● Short problem:
Tell how many lines in these records contain the string "script", with only the number as the reply.

[Start Data excerpts]

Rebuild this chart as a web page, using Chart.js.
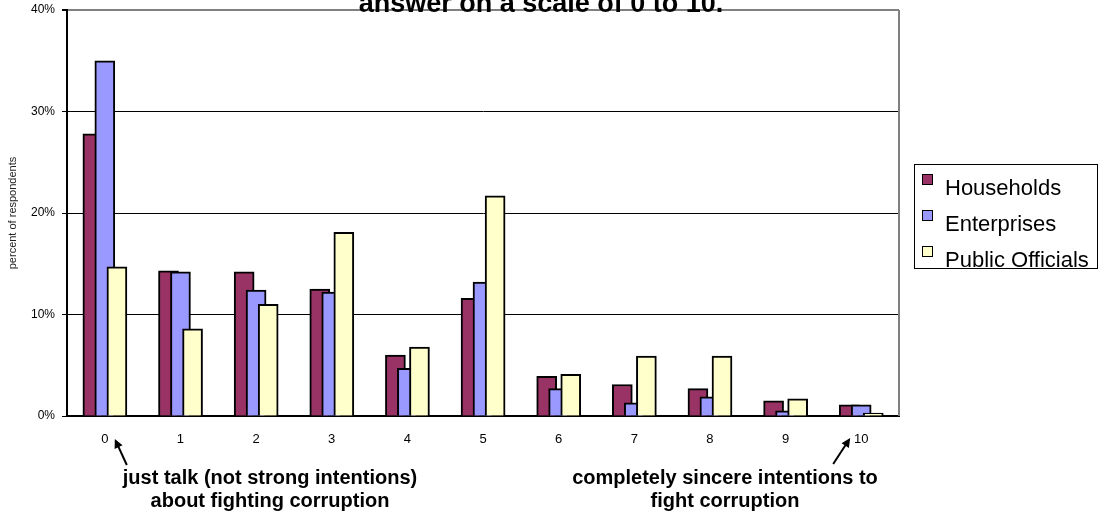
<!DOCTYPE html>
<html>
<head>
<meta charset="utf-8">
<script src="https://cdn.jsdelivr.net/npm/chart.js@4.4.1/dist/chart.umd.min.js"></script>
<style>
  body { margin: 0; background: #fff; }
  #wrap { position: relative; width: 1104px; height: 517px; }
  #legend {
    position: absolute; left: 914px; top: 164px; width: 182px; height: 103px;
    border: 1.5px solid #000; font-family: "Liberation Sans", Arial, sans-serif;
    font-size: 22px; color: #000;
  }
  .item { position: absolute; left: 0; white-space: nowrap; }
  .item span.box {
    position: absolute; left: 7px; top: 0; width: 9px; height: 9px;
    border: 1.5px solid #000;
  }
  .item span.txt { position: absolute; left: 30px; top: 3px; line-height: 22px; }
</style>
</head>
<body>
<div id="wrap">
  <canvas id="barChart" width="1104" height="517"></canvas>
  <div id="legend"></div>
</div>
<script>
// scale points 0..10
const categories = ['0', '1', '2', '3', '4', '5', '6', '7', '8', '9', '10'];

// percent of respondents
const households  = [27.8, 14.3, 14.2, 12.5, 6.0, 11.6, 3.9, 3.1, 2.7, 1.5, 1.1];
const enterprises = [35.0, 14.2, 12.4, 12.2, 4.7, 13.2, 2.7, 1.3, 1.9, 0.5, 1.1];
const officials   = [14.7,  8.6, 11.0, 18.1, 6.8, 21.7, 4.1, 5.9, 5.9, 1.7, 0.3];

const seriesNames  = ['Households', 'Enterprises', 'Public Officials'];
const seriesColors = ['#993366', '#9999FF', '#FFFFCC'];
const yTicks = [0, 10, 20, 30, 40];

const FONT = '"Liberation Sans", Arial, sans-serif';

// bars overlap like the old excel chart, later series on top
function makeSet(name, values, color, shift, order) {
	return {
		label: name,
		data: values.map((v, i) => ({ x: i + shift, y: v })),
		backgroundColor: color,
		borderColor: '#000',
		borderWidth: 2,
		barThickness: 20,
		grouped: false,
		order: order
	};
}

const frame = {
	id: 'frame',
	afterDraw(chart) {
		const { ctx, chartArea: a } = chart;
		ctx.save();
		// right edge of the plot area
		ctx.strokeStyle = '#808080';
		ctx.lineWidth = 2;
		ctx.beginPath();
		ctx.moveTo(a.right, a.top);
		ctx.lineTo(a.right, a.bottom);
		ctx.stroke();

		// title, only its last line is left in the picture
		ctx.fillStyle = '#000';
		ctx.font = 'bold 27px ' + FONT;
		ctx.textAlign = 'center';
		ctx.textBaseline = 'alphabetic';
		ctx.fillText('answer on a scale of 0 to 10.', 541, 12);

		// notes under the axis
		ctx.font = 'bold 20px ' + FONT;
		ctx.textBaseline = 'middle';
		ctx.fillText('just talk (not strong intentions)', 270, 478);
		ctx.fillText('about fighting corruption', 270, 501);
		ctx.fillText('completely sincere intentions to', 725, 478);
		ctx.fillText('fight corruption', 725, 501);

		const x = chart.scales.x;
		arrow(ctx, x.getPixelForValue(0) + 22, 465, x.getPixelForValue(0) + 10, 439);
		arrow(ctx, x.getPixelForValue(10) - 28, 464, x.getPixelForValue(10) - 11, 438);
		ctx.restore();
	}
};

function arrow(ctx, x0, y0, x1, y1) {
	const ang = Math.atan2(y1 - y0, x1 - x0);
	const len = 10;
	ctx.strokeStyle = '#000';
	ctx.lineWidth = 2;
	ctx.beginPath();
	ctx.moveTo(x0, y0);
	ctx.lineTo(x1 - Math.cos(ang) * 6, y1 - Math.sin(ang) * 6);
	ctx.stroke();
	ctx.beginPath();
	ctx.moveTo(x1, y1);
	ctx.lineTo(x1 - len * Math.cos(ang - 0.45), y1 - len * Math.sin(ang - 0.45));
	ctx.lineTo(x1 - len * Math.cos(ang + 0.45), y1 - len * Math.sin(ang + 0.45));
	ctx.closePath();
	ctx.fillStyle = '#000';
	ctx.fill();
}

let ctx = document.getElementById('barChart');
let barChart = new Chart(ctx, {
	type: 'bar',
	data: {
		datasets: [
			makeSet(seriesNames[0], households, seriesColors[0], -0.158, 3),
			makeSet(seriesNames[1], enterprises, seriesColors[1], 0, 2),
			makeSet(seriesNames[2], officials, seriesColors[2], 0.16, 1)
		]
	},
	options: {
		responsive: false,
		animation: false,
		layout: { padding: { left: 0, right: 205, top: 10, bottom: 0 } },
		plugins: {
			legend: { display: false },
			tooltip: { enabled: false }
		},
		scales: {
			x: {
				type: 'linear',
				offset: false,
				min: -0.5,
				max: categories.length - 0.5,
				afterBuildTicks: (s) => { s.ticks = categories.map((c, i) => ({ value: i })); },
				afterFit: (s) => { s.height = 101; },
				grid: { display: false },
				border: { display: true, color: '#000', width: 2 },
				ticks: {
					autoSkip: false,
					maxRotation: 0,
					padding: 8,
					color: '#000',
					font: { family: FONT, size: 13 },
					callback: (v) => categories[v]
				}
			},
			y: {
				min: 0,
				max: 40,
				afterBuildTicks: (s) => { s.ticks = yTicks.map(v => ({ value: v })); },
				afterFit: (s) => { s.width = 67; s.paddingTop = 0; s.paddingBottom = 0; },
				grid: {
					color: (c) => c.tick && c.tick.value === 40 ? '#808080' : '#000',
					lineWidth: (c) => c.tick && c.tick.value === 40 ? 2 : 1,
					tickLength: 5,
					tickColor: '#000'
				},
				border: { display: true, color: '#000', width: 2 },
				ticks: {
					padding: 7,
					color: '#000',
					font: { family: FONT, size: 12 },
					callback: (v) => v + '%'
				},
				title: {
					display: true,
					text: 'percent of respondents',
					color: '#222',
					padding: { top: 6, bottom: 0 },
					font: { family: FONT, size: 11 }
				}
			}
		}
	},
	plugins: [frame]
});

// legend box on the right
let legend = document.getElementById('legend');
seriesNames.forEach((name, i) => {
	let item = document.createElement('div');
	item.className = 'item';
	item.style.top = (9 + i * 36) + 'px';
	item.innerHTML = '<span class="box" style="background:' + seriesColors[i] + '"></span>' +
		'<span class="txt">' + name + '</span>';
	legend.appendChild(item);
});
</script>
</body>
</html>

[End Data excerpts]
[Start Data excerpts]

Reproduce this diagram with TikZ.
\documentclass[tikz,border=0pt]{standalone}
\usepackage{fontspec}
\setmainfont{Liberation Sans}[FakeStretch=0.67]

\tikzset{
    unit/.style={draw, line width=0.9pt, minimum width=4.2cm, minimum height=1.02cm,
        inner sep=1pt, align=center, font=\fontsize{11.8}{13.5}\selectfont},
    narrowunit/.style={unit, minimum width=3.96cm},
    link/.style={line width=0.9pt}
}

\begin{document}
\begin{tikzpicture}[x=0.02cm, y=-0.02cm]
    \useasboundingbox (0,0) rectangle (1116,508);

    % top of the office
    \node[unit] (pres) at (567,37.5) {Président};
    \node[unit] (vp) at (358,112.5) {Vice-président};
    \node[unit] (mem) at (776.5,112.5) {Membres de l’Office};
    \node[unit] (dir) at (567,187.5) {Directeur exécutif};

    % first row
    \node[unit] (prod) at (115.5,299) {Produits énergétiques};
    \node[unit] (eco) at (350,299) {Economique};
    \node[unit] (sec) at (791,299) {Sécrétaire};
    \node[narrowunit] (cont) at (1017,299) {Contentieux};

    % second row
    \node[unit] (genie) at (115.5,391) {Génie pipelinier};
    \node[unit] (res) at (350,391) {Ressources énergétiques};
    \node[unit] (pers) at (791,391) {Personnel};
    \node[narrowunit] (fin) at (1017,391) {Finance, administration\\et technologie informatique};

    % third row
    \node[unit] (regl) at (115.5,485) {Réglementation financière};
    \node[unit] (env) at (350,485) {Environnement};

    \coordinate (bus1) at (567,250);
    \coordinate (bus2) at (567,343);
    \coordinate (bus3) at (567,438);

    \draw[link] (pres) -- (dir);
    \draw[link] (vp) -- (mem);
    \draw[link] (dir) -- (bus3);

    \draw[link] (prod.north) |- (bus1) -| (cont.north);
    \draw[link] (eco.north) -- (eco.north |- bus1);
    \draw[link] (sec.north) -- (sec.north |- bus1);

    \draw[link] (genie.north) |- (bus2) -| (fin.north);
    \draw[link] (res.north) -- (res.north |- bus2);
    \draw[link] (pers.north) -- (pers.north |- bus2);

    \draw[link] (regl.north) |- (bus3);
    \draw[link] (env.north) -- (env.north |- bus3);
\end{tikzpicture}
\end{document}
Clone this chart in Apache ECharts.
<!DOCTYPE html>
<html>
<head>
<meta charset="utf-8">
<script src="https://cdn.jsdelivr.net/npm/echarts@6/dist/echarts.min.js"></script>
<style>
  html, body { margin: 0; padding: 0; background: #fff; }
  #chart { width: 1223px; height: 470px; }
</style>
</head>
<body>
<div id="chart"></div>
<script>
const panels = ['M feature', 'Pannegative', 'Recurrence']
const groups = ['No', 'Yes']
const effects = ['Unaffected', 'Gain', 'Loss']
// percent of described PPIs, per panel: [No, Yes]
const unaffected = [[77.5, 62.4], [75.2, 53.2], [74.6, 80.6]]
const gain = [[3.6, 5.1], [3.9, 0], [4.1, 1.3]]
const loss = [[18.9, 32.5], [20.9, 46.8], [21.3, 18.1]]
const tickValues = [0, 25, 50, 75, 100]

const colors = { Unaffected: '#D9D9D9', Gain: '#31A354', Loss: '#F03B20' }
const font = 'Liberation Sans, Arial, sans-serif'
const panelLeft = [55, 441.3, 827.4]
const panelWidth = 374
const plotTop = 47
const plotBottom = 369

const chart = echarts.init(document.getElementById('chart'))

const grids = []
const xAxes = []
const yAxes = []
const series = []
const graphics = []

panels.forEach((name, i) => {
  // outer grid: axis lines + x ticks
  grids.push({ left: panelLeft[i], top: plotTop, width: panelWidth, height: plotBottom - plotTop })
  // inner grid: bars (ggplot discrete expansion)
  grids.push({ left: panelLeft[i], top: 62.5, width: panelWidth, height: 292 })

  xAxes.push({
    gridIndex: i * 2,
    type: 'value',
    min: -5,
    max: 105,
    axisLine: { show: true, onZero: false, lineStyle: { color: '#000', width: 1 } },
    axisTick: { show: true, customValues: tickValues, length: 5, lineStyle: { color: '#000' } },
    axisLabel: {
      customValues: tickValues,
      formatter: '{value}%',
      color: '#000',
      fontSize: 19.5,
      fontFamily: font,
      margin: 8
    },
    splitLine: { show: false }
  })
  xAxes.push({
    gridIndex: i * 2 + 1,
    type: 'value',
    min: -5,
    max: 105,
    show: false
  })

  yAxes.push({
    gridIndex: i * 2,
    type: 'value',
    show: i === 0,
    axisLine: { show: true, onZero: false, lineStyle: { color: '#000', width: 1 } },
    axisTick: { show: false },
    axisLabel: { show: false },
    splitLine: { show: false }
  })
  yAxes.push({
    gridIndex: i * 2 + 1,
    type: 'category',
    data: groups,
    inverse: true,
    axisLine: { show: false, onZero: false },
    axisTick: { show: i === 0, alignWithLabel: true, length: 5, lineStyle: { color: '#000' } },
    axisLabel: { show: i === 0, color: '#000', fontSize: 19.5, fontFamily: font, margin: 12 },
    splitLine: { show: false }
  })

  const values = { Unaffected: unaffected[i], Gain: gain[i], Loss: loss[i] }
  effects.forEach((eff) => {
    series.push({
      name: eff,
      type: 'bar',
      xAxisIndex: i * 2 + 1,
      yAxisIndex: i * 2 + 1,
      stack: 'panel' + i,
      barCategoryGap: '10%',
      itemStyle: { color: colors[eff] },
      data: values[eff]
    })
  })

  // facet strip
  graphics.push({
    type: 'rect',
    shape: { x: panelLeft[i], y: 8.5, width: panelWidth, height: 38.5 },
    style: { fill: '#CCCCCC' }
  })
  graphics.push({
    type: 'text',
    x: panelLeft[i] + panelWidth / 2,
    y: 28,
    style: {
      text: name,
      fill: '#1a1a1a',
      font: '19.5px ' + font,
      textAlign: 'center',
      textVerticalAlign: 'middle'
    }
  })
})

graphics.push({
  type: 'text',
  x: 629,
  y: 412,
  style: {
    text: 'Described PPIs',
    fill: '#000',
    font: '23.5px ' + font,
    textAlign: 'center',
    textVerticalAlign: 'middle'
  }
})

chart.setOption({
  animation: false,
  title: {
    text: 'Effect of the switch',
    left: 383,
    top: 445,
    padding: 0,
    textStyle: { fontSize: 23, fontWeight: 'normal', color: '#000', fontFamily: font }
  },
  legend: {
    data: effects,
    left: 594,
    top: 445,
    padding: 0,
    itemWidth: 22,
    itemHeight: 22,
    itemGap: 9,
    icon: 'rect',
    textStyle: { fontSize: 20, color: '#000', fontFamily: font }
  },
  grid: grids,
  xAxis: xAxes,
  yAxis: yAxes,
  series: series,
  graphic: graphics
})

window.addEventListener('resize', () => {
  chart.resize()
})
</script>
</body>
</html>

[End Data excerpts]
[Start Data excerpts]

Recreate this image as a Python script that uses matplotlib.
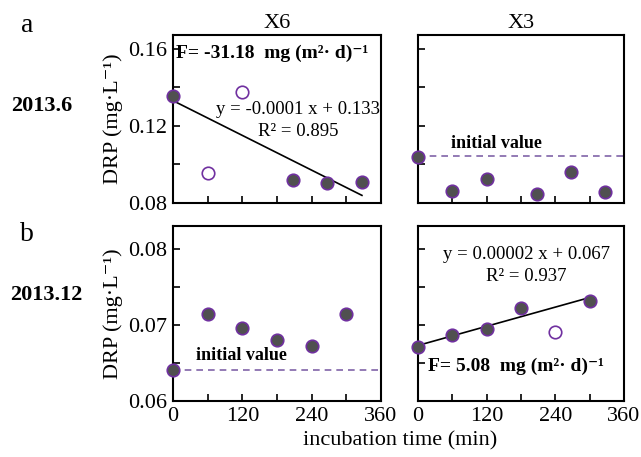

[End Data excerpts]

● Finished answer:
7